* [Aim]: Output the first line of the listing and each line after it, up to and including the line that contains "34.870, 34.898, 34.880, 34.895, 34.902]", exactly as written, minus the pictures.

* [Provided data]:
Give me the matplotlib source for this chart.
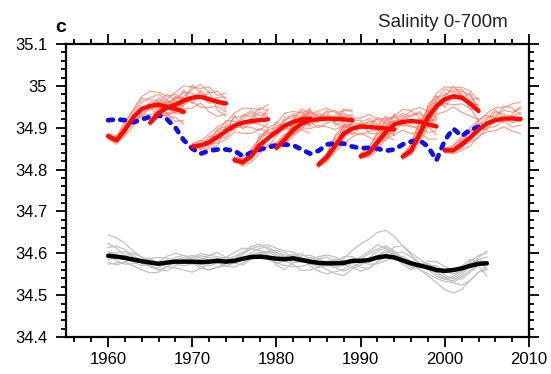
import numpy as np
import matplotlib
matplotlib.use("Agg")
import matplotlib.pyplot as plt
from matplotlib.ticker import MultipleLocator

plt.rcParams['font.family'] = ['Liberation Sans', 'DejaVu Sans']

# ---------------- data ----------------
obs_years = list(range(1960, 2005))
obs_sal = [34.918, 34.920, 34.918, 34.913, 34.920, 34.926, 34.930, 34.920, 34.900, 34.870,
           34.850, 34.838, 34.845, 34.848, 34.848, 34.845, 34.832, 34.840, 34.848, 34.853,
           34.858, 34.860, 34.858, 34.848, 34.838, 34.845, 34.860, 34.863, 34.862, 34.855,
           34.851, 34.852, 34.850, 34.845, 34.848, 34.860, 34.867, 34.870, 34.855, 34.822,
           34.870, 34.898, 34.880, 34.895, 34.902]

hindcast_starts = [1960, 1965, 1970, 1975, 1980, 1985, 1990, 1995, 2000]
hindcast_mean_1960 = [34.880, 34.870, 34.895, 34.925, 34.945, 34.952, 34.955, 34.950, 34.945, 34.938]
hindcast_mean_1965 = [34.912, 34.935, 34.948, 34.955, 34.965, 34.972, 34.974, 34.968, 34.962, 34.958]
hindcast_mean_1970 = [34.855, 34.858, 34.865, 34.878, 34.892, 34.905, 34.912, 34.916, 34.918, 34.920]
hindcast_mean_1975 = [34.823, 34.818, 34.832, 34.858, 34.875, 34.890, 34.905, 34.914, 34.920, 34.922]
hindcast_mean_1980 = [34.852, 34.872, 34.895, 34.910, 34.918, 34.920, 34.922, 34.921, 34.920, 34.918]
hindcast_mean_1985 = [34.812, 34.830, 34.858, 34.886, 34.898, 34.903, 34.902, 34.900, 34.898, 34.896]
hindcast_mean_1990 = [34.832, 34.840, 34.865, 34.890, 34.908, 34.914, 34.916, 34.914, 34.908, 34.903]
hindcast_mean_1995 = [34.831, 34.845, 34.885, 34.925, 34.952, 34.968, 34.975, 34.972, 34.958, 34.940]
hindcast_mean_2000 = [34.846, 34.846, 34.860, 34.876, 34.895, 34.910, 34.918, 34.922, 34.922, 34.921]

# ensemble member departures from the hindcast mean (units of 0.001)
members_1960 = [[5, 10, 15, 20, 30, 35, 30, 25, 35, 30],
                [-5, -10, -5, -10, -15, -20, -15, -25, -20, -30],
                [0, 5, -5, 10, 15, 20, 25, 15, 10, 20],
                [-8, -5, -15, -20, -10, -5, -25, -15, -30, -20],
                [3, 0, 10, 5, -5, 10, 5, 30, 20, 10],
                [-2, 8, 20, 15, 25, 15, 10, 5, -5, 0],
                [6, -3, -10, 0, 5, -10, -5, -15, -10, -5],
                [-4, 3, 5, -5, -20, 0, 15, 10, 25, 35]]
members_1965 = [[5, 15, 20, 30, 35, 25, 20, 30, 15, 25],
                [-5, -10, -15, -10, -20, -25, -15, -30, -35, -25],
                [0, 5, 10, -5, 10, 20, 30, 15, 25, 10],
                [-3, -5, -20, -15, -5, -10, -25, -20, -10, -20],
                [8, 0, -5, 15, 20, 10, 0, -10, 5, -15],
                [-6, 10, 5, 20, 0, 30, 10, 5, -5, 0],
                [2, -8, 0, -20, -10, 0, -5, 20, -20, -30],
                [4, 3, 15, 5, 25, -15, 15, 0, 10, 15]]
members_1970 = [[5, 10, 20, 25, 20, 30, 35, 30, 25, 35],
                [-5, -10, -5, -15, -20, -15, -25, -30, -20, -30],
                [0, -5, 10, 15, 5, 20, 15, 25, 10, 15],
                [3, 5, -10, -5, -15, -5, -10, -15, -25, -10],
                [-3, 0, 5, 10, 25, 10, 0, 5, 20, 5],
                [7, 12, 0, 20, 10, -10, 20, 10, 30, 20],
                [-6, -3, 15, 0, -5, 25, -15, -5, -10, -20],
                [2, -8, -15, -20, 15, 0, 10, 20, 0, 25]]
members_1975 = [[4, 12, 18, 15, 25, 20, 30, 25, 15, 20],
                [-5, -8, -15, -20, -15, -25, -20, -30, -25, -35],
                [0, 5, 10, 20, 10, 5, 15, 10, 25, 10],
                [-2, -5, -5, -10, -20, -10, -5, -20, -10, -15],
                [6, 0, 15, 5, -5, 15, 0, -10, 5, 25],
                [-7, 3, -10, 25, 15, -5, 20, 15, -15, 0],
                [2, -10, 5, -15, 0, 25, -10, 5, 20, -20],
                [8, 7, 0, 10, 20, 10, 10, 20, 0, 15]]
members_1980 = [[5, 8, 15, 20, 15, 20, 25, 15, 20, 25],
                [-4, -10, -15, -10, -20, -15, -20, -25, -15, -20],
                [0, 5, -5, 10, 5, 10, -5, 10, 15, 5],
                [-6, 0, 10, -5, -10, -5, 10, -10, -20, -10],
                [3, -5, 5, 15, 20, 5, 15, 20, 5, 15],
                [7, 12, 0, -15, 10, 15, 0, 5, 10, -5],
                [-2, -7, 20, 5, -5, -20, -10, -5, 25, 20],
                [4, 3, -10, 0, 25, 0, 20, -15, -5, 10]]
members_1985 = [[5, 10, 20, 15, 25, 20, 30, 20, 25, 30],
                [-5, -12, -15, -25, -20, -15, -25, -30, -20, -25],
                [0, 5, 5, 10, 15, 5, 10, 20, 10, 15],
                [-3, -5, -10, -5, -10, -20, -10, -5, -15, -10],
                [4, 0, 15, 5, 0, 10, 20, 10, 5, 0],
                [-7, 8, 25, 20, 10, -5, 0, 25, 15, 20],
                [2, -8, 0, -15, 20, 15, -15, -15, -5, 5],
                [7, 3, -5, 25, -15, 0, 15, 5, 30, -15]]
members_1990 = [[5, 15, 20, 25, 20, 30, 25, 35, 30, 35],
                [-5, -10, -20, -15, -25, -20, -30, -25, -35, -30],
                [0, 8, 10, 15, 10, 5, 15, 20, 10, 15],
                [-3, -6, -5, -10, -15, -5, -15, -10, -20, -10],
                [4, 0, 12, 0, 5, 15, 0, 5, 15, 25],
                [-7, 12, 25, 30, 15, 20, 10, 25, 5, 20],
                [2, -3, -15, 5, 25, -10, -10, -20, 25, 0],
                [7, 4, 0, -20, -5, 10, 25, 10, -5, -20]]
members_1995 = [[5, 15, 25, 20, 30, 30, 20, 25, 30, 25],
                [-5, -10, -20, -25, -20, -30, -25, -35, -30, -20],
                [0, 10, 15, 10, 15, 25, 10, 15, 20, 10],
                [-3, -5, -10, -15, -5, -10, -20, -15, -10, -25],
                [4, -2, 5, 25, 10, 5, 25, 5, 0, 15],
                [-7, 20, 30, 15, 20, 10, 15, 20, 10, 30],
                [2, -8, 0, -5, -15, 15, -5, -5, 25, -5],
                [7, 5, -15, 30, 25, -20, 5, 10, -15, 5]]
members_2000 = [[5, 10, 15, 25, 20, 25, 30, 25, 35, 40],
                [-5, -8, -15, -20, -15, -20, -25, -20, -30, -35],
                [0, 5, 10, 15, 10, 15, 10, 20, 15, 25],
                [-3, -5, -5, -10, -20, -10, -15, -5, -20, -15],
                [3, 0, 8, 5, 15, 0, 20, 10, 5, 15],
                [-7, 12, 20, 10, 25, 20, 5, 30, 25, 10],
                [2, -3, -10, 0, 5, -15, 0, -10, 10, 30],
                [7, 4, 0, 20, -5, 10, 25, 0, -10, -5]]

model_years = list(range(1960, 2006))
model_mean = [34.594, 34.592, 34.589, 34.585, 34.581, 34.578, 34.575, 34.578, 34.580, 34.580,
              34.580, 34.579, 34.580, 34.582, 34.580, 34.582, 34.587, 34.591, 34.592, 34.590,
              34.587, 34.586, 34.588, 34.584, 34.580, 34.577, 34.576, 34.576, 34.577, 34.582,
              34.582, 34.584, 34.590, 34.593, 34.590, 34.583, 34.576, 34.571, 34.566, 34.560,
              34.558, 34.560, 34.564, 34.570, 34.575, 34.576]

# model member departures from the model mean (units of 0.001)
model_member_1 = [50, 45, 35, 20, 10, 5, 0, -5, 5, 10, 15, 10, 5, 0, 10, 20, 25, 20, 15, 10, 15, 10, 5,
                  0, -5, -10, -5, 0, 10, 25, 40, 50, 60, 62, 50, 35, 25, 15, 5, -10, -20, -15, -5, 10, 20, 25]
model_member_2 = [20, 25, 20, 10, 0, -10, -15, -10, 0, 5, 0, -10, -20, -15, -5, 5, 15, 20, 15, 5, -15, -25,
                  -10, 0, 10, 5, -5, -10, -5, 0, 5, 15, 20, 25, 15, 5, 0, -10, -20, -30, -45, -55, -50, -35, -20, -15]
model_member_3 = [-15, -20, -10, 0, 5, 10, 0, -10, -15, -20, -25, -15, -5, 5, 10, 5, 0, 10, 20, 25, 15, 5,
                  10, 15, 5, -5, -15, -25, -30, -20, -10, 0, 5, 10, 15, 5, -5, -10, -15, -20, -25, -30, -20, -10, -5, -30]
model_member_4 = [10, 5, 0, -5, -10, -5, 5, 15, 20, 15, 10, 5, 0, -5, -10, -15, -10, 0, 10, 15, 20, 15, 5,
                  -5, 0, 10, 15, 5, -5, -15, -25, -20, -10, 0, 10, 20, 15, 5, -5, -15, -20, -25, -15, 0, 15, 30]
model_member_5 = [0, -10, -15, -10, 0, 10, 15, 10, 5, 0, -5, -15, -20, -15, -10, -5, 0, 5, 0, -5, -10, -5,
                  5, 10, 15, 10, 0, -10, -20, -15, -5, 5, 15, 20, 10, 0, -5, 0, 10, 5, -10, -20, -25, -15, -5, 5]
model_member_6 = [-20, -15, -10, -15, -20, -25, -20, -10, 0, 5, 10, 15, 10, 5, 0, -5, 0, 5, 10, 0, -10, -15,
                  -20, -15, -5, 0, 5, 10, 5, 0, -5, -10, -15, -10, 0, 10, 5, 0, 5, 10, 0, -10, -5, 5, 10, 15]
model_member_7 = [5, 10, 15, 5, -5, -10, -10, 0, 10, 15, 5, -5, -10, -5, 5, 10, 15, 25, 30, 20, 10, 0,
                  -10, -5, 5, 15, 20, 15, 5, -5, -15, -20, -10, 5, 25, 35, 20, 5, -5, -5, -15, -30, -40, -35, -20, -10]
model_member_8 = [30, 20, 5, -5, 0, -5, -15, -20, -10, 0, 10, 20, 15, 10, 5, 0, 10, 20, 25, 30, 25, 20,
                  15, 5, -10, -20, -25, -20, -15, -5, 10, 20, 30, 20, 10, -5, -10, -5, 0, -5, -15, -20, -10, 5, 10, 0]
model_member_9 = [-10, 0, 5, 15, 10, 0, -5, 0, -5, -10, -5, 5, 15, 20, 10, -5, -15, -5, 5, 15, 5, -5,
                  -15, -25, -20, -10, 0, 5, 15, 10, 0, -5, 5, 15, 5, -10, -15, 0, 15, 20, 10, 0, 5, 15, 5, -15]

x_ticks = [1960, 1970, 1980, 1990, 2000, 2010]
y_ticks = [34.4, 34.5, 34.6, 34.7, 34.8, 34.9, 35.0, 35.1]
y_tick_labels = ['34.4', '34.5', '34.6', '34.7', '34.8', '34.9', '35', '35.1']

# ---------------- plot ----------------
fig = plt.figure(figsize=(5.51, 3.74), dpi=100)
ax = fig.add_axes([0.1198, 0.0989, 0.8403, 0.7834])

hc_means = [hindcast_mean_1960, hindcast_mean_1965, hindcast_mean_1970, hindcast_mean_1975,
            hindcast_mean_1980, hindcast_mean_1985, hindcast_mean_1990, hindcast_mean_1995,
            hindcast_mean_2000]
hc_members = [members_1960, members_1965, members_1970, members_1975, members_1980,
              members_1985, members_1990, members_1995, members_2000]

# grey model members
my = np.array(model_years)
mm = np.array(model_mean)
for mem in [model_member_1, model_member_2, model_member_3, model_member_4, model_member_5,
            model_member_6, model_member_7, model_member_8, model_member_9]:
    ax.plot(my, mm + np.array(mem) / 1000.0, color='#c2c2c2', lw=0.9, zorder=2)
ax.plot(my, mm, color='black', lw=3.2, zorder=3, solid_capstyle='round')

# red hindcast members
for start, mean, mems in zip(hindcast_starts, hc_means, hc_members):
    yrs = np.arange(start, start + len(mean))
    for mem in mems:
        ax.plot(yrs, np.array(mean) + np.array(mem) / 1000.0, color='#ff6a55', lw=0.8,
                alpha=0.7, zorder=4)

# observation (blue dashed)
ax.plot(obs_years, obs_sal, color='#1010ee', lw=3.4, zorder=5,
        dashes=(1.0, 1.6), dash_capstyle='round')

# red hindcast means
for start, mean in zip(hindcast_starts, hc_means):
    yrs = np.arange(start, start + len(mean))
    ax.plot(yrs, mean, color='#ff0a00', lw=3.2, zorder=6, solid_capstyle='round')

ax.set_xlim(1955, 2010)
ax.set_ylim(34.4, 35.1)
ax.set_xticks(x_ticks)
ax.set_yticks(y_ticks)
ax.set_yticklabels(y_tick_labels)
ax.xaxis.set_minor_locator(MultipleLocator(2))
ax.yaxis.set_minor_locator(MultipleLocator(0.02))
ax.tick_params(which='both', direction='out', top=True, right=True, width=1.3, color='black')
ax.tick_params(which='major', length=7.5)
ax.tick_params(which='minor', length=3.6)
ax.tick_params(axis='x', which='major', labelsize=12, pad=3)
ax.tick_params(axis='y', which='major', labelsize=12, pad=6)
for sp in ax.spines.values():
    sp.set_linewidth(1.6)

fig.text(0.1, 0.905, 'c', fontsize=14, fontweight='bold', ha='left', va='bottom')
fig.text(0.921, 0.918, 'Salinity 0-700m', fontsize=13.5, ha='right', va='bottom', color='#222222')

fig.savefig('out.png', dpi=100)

* [The completed task]:
Give me the matplotlib source for this chart.
import numpy as np
import matplotlib
matplotlib.use("Agg")
import matplotlib.pyplot as plt
from matplotlib.ticker import MultipleLocator

plt.rcParams['font.family'] = ['Liberation Sans', 'DejaVu Sans']

# ---------------- data ----------------
obs_years = list(range(1960, 2005))
obs_sal = [34.918, 34.920, 34.918, 34.913, 34.920, 34.926, 34.930, 34.920, 34.900, 34.870,
           34.850, 34.838, 34.845, 34.848, 34.848, 34.845, 34.832, 34.840, 34.848, 34.853,
           34.858, 34.860, 34.858, 34.848, 34.838, 34.845, 34.860, 34.863, 34.862, 34.855,
           34.851, 34.852, 34.850, 34.845, 34.848, 34.860, 34.867, 34.870, 34.855, 34.822,
           34.870, 34.898, 34.880, 34.895, 34.902]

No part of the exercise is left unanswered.